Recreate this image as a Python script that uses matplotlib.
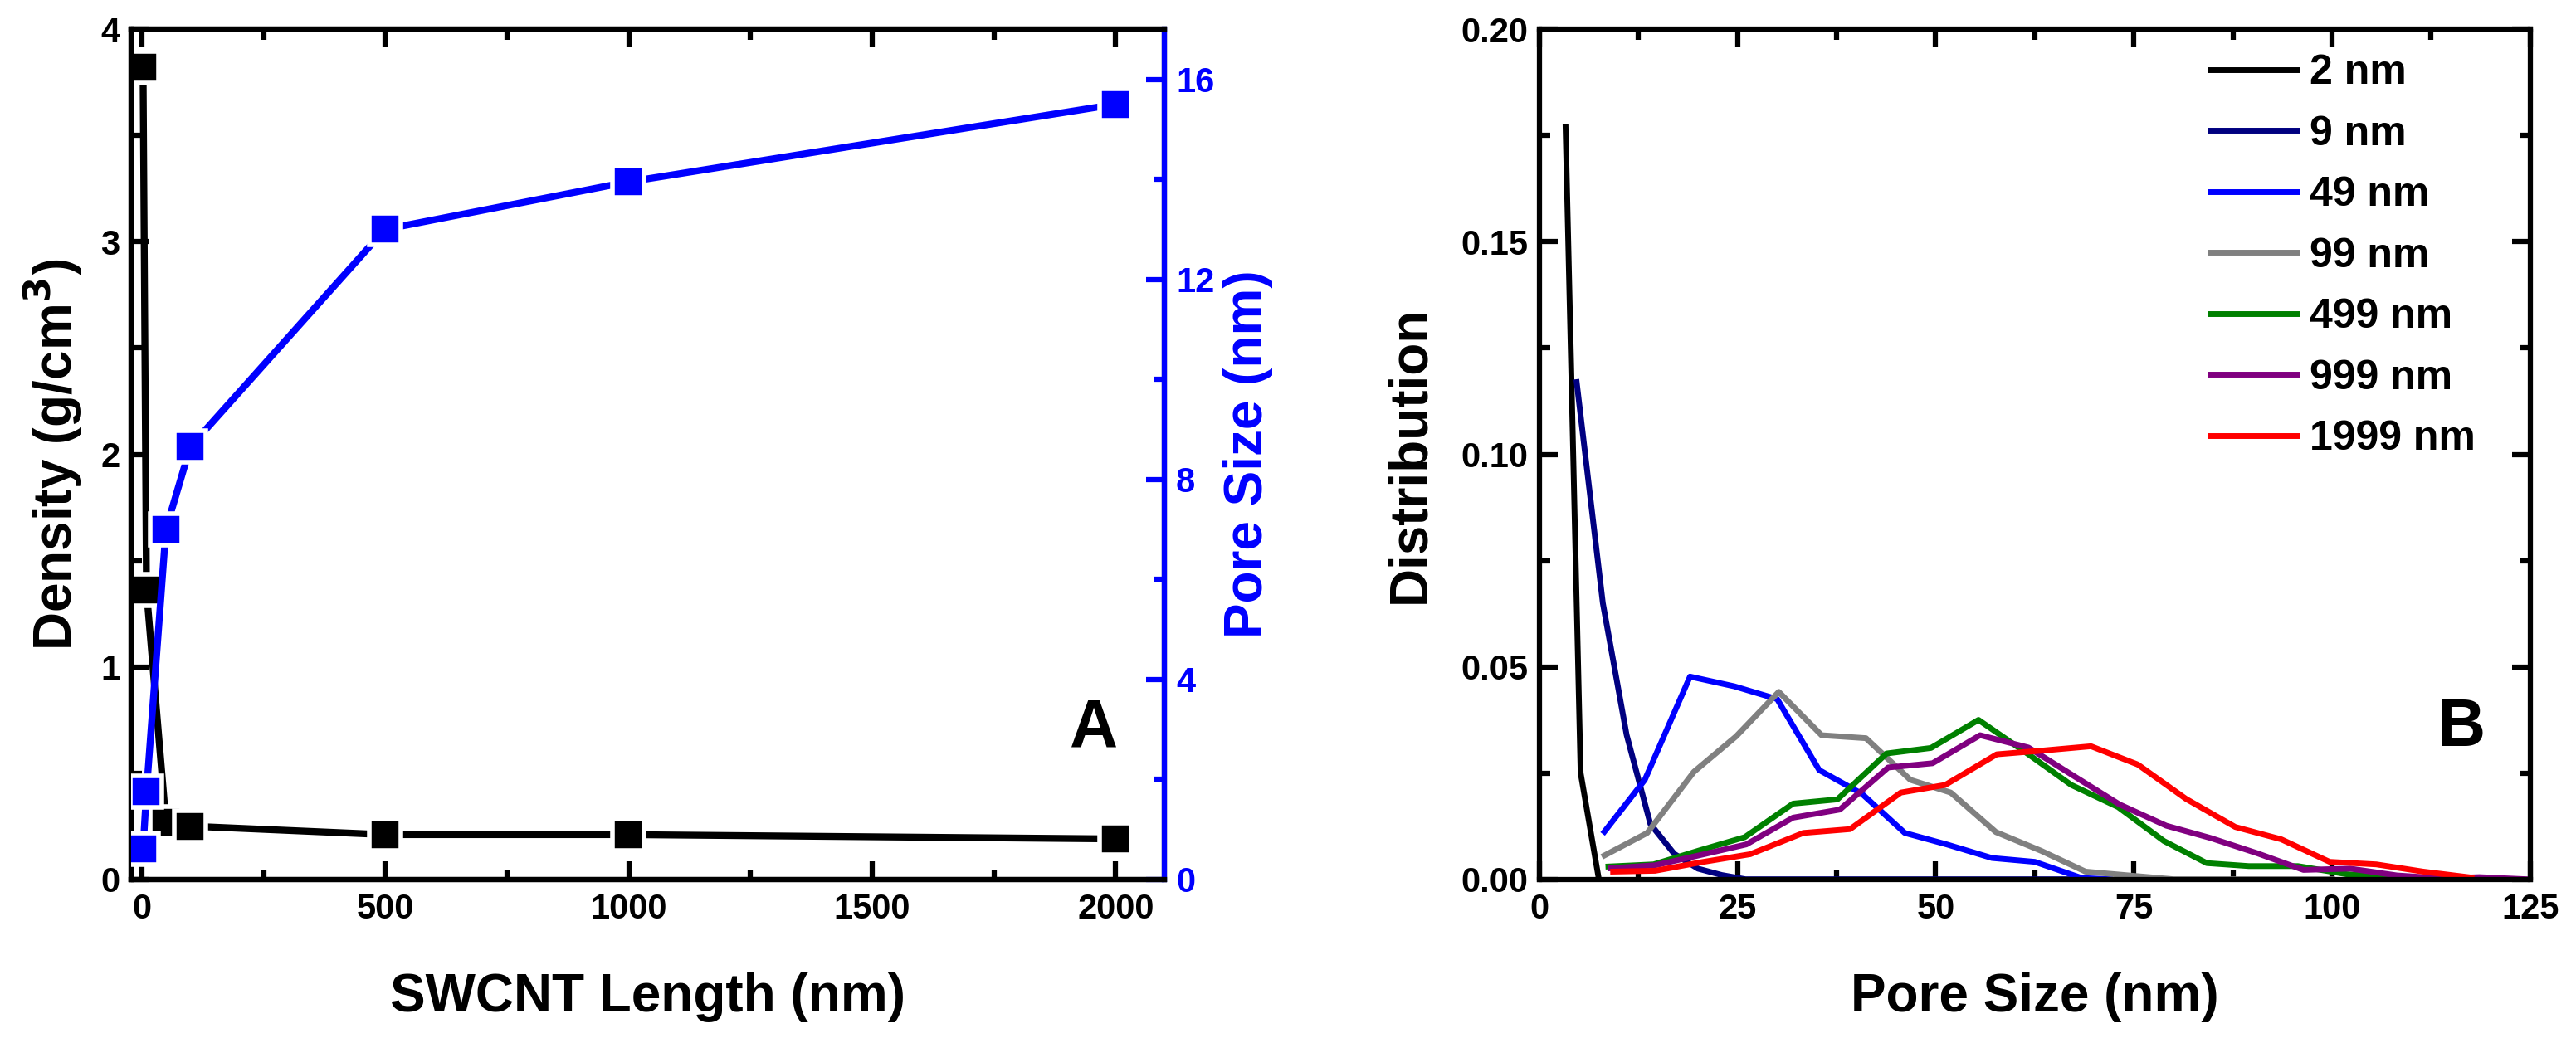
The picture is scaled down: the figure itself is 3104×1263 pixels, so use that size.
import matplotlib
matplotlib.use("Agg")
import matplotlib.pyplot as plt
from matplotlib.ticker import MultipleLocator

plt.rcParams['font.family'] = ['Liberation Sans', 'DejaVu Sans']
plt.rcParams['font.weight'] = 'bold'

# panel A data
swcnt_length = [2, 9, 49, 99, 499, 999, 1999]
density = [3.82, 1.36, 0.27, 0.25, 0.21, 0.21, 0.19]
pore_size = [0.61, 1.75, 7.0, 8.65, 13.0, 13.95, 15.5]

# panel B data (pore size distributions)
labels = ['2 nm', '9 nm', '49 nm', '99 nm', '499 nm', '999 nm', '1999 nm']
colors = ['black', '#000080', '#0000ff', '#808080', '#008000', '#800080', '#ff0000']

x_2 = [3.3, 5.2, 7.5]
y_2 = [0.177, 0.025, 0.0]
x_9 = [4.7, 8.0, 11.0, 14.0, 17.0, 20.0, 23.0, 26.0, 35.0, 50.0, 60.0, 71.0]
y_9 = [0.117, 0.065, 0.034, 0.013, 0.006, 0.0025, 0.001, 0.0, 0.0, 0.0, 0.0, 0.0]
x_49 = [8.2, 13.3, 19.0, 24.6, 30.0, 35.3, 40.7, 46.1, 51.4, 57.1, 62.5, 68.4, 72.0]
y_49 = [0.0112, 0.0234, 0.0477, 0.0454, 0.0424, 0.0257, 0.0201, 0.0109, 0.0082,
        0.0050, 0.0041, 0.0003, 0.0]
x_99 = [8.2, 13.6, 19.5, 24.8, 30.2, 35.6, 41.2, 46.8, 51.9, 57.6, 63.3, 68.9, 75.0,
        80.0, 90.0, 100.0]
y_99 = [0.0056, 0.0109, 0.0253, 0.0336, 0.0441, 0.0339, 0.0332, 0.0234, 0.0204,
        0.0111, 0.0067, 0.0018, 0.0008, 0.0, 0.0, 0.0]
x_499 = [8.7, 14.4, 20.2, 25.9, 32.0, 37.6, 43.8, 49.4, 55.4, 61.7, 67.1, 73.0, 78.8,
         84.2, 89.5, 95.7, 101.8, 107.7, 113.0]
y_499 = [0.0030, 0.0035, 0.0068, 0.0099, 0.0178, 0.0188, 0.0296, 0.0309, 0.0375,
         0.0294, 0.0222, 0.0170, 0.0090, 0.0038, 0.0031, 0.0031, 0.0012, 0.0004, 0.0]
x_999 = [9.0, 14.6, 20.3, 26.1, 32.0, 37.9, 44.0, 49.6, 55.6, 61.7, 67.6, 73.2, 79.1,
         84.7, 90.6, 96.4, 102.3, 108.2, 114.0, 118.6, 124.5]
y_999 = [0.0026, 0.0033, 0.0057, 0.0082, 0.0145, 0.0164, 0.0263, 0.0273, 0.0339,
         0.0310, 0.0241, 0.0176, 0.0126, 0.0097, 0.0061, 0.0022, 0.0025, 0.0009,
         0.0002, 0.0005, 0.0]
x_1999 = [9.3, 14.6, 20.4, 26.6, 33.3, 39.2, 45.6, 51.2, 57.7, 63.6, 69.6, 75.5, 81.6,
          87.8, 93.6, 99.7, 105.6, 111.5, 117.6]
y_1999 = [0.0018, 0.0020, 0.0040, 0.0059, 0.0109, 0.0118, 0.0204, 0.0222, 0.0294,
          0.0303, 0.0313, 0.0270, 0.0189, 0.0123, 0.0094, 0.0041, 0.0035, 0.0018, 0.0004]

dist_x = [x_2, x_9, x_49, x_99, x_499, x_999, x_1999]
dist_y = [y_2, y_9, y_49, y_99, y_499, y_999, y_1999]

TICK_FS = 30
LABEL_FS = 46
SPINE_W = 4.5
LINE_W = 5.0


def style_ticks(ax, color='black'):
    ax.tick_params(which='both', direction='in', width=SPINE_W, labelsize=TICK_FS,
                   top=True, colors=color, pad=12)
    ax.tick_params(which='major', length=16)
    ax.tick_params(which='minor', length=9)
    for lab in ax.get_xticklabels() + ax.get_yticklabels():
        lab.set_fontweight('bold')


fig = plt.figure(figsize=(31.04, 12.63), dpi=100)

# ---- panel A ----
ax1 = fig.add_axes([0.051, 0.161, 0.401, 0.811])
ax1.plot(swcnt_length, density, color='black', lw=6, marker='s', ms=27,
         mec='white', mew=4, zorder=3)
ax1.set_xlim(-22, 2100)
ax1.set_ylim(0, 4)
ax1.xaxis.set_major_locator(MultipleLocator(500))
ax1.xaxis.set_minor_locator(MultipleLocator(250))
ax1.yaxis.set_major_locator(MultipleLocator(1))
ax1.yaxis.set_minor_locator(MultipleLocator(0.5))
style_ticks(ax1)
ax1.tick_params(axis='y', right=False, pad=10)
ax1.set_xlabel('SWCNT Length (nm)', fontsize=LABEL_FS, fontweight='bold', labelpad=40)
ax1.set_ylabel('Density (g/cm$^\\mathbf{3}$)', fontsize=LABEL_FS, fontweight='bold',
               labelpad=14)
for s in ax1.spines.values():
    s.set_linewidth(SPINE_W)

ax2 = ax1.twinx()
ax2.plot(swcnt_length, pore_size, color='#0000ff', lw=6, marker='s', ms=27,
         mec='white', mew=4, zorder=3)
ax2.set_ylim(0, 17)
ax2.yaxis.set_major_locator(MultipleLocator(4))
ax2.yaxis.set_minor_locator(MultipleLocator(2))
ax2.tick_params(which='both', direction='in', width=SPINE_W, labelsize=TICK_FS,
                colors='#0000ff', pad=10)
ax2.tick_params(which='major', length=16)
ax2.tick_params(which='minor', length=9)
for lab in ax2.get_yticklabels():
    lab.set_fontweight('bold')
ax2.set_ylabel('Pore Size (nm)', fontsize=LABEL_FS, fontweight='bold',
               color='#0000ff', labelpad=8)
for s in ax2.spines.values():
    s.set_linewidth(SPINE_W)
ax2.spines['right'].set_color('#0000ff')
ax1.text(0.955, 0.14, 'A', transform=ax1.transAxes, fontsize=58, fontweight='bold',
         ha='right', va='bottom')

# ---- panel B ----
ax3 = fig.add_axes([0.5976, 0.161, 0.3846, 0.811])
for xs, ys, c, lab in zip(dist_x, dist_y, colors, labels):
    ax3.plot(xs, ys, color=c, lw=LINE_W, label=lab)
ax3.set_xlim(0, 125)
ax3.set_ylim(0, 0.20)
ax3.xaxis.set_major_locator(MultipleLocator(25))
ax3.xaxis.set_minor_locator(MultipleLocator(12.5))
ax3.yaxis.set_major_locator(MultipleLocator(0.05))
ax3.yaxis.set_minor_locator(MultipleLocator(0.025))
ax3.yaxis.set_major_formatter(plt.FormatStrFormatter('%.2f'))
style_ticks(ax3)
ax3.tick_params(which='both', right=True)
ax3.tick_params(axis='y', pad=10)
ax3.set_xlabel('Pore Size (nm)', fontsize=LABEL_FS, fontweight='bold', labelpad=40)
ax3.set_ylabel('Distribution', fontsize=LABEL_FS, fontweight='bold', labelpad=22)
for s in ax3.spines.values():
    s.set_linewidth(SPINE_W)
leg = ax3.legend(loc='upper right', frameon=False, prop={'size': 36, 'weight': 'bold'},
                 handlelength=2.1, handletextpad=0.3, labelspacing=0.55,
                 borderaxespad=0.2, bbox_to_anchor=(0.97, 1.0))
for line in leg.get_lines():
    line.set_linewidth(LINE_W)
ax3.text(0.955, 0.14, 'B', transform=ax3.transAxes, fontsize=58, fontweight='bold',
         ha='right', va='bottom')

fig.savefig('out.png', dpi=100)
::::::
» **INSTRUCTIONS TO FOLLOW**
Reproduce each line exactly, please, except for any pictures.

» **EXERCISE ANSWER**
Recreate this image as a Python script that uses matplotlib.
The picture is scaled down: the figure itself is 3104×1263 pixels, so use that size.
import matplotlib
matplotlib.use("Agg")
import matplotlib.pyplot as plt
from matplotlib.ticker import MultipleLocator

plt.rcParams['font.family'] = ['Liberation Sans', 'DejaVu Sans']
plt.rcParams['font.weight'] = 'bold'

# panel A data
swcnt_length = [2, 9, 49, 99, 499, 999, 1999]
density = [3.82, 1.36, 0.27, 0.25, 0.21, 0.21, 0.19]
pore_size = [0.61, 1.75, 7.0, 8.65, 13.0, 13.95, 15.5]

# panel B data (pore size distributions)
labels = ['2 nm', '9 nm', '49 nm', '99 nm', '499 nm', '999 nm', '1999 nm']
colors = ['black', '#000080', '#0000ff', '#808080', '#008000', '#800080', '#ff0000']

x_2 = [3.3, 5.2, 7.5]
y_2 = [0.177, 0.025, 0.0]
x_9 = [4.7, 8.0, 11.0, 14.0, 17.0, 20.0, 23.0, 26.0, 35.0, 50.0, 60.0, 71.0]
y_9 = [0.117, 0.065, 0.034, 0.013, 0.006, 0.0025, 0.001, 0.0, 0.0, 0.0, 0.0, 0.0]
x_49 = [8.2, 13.3, 19.0, 24.6, 30.0, 35.3, 40.7, 46.1, 51.4, 57.1, 62.5, 68.4, 72.0]
y_49 = [0.0112, 0.0234, 0.0477, 0.0454, 0.0424, 0.0257, 0.0201, 0.0109, 0.0082,
        0.0050, 0.0041, 0.0003, 0.0]
x_99 = [8.2, 13.6, 19.5, 24.8, 30.2, 35.6, 41.2, 46.8, 51.9, 57.6, 63.3, 68.9, 75.0,
        80.0, 90.0, 100.0]
y_99 = [0.0056, 0.0109, 0.0253, 0.0336, 0.0441, 0.0339, 0.0332, 0.0234, 0.0204,
        0.0111, 0.0067, 0.0018, 0.0008, 0.0, 0.0, 0.0]
x_499 = [8.7, 14.4, 20.2, 25.9, 32.0, 37.6, 43.8, 49.4, 55.4, 61.7, 67.1, 73.0, 78.8,
         84.2, 89.5, 95.7, 101.8, 107.7, 113.0]
y_499 = [0.0030, 0.0035, 0.0068, 0.0099, 0.0178, 0.0188, 0.0296, 0.0309, 0.0375,
         0.0294, 0.0222, 0.0170, 0.0090, 0.0038, 0.0031, 0.0031, 0.0012, 0.0004, 0.0]
x_999 = [9.0, 14.6, 20.3, 26.1, 32.0, 37.9, 44.0, 49.6, 55.6, 61.7, 67.6, 73.2, 79.1,
         84.7, 90.6, 96.4, 102.3, 108.2, 114.0, 118.6, 124.5]
y_999 = [0.0026, 0.0033, 0.0057, 0.0082, 0.0145, 0.0164, 0.0263, 0.0273, 0.0339,
         0.0310, 0.0241, 0.0176, 0.0126, 0.0097, 0.0061, 0.0022, 0.0025, 0.0009,
         0.0002, 0.0005, 0.0]
x_1999 = [9.3, 14.6, 20.4, 26.6, 33.3, 39.2, 45.6, 51.2, 57.7, 63.6, 69.6, 75.5, 81.6,
          87.8, 93.6, 99.7, 105.6, 111.5, 117.6]
y_1999 = [0.0018, 0.0020, 0.0040, 0.0059, 0.0109, 0.0118, 0.0204, 0.0222, 0.0294,
          0.0303, 0.0313, 0.0270, 0.0189, 0.0123, 0.0094, 0.0041, 0.0035, 0.0018, 0.0004]

dist_x = [x_2, x_9, x_49, x_99, x_499, x_999, x_1999]
dist_y = [y_2, y_9, y_49, y_99, y_499, y_999, y_1999]

TICK_FS = 30
LABEL_FS = 46
SPINE_W = 4.5
LINE_W = 5.0


def style_ticks(ax, color='black'):
    ax.tick_params(which='both', direction='in', width=SPINE_W, labelsize=TICK_FS,
                   top=True, colors=color, pad=12)
    ax.tick_params(which='major', length=16)
    ax.tick_params(which='minor', length=9)
    for lab in ax.get_xticklabels() + ax.get_yticklabels():
        lab.set_fontweight('bold')


fig = plt.figure(figsize=(31.04, 12.63), dpi=100)

# ---- panel A ----
ax1 = fig.add_axes([0.051, 0.161, 0.401, 0.811])
ax1.plot(swcnt_length, density, color='black', lw=6, marker='s', ms=27,
         mec='white', mew=4, zorder=3)
ax1.set_xlim(-22, 2100)
ax1.set_ylim(0, 4)
ax1.xaxis.set_major_locator(MultipleLocator(500))
ax1.xaxis.set_minor_locator(MultipleLocator(250))
ax1.yaxis.set_major_locator(MultipleLocator(1))
ax1.yaxis.set_minor_locator(MultipleLocator(0.5))
style_ticks(ax1)
ax1.tick_params(axis='y', right=False, pad=10)
ax1.set_xlabel('SWCNT Length (nm)', fontsize=LABEL_FS, fontweight='bold', labelpad=40)
ax1.set_ylabel('Density (g/cm$^\\mathbf{3}$)', fontsize=LABEL_FS, fontweight='bold',
               labelpad=14)
for s in ax1.spines.values():
    s.set_linewidth(SPINE_W)

ax2 = ax1.twinx()
ax2.plot(swcnt_length, pore_size, color='#0000ff', lw=6, marker='s', ms=27,
         mec='white', mew=4, zorder=3)
ax2.set_ylim(0, 17)
ax2.yaxis.set_major_locator(MultipleLocator(4))
ax2.yaxis.set_minor_locator(MultipleLocator(2))
ax2.tick_params(which='both', direction='in', width=SPINE_W, labelsize=TICK_FS,
                colors='#0000ff', pad=10)
ax2.tick_params(which='major', length=16)
ax2.tick_params(which='minor', length=9)
for lab in ax2.get_yticklabels():
    lab.set_fontweight('bold')
ax2.set_ylabel('Pore Size (nm)', fontsize=LABEL_FS, fontweight='bold',
               color='#0000ff', labelpad=8)
for s in ax2.spines.values():
    s.set_linewidth(SPINE_W)
ax2.spines['right'].set_color('#0000ff')
ax1.text(0.955, 0.14, 'A', transform=ax1.transAxes, fontsize=58, fontweight='bold',
         ha='right', va='bottom')

# ---- panel B ----
ax3 = fig.add_axes([0.5976, 0.161, 0.3846, 0.811])
for xs, ys, c, lab in zip(dist_x, dist_y, colors, labels):
    ax3.plot(xs, ys, color=c, lw=LINE_W, label=lab)
ax3.set_xlim(0, 125)
ax3.set_ylim(0, 0.20)
ax3.xaxis.set_major_locator(MultipleLocator(25))
ax3.xaxis.set_minor_locator(MultipleLocator(12.5))
ax3.yaxis.set_major_locator(MultipleLocator(0.05))
ax3.yaxis.set_minor_locator(MultipleLocator(0.025))
ax3.yaxis.set_major_formatter(plt.FormatStrFormatter('%.2f'))
style_ticks(ax3)
ax3.tick_params(which='both', right=True)
ax3.tick_params(axis='y', pad=10)
ax3.set_xlabel('Pore Size (nm)', fontsize=LABEL_FS, fontweight='bold', labelpad=40)
ax3.set_ylabel('Distribution', fontsize=LABEL_FS, fontweight='bold', labelpad=22)
for s in ax3.spines.values():
    s.set_linewidth(SPINE_W)
leg = ax3.legend(loc='upper right', frameon=False, prop={'size': 36, 'weight': 'bold'},
                 handlelength=2.1, handletextpad=0.3, labelspacing=0.55,
                 borderaxespad=0.2, bbox_to_anchor=(0.97, 1.0))
for line in leg.get_lines():
    line.set_linewidth(LINE_W)
ax3.text(0.955, 0.14, 'B', transform=ax3.transAxes, fontsize=58, fontweight='bold',
         ha='right', va='bottom')

fig.savefig('out.png', dpi=100)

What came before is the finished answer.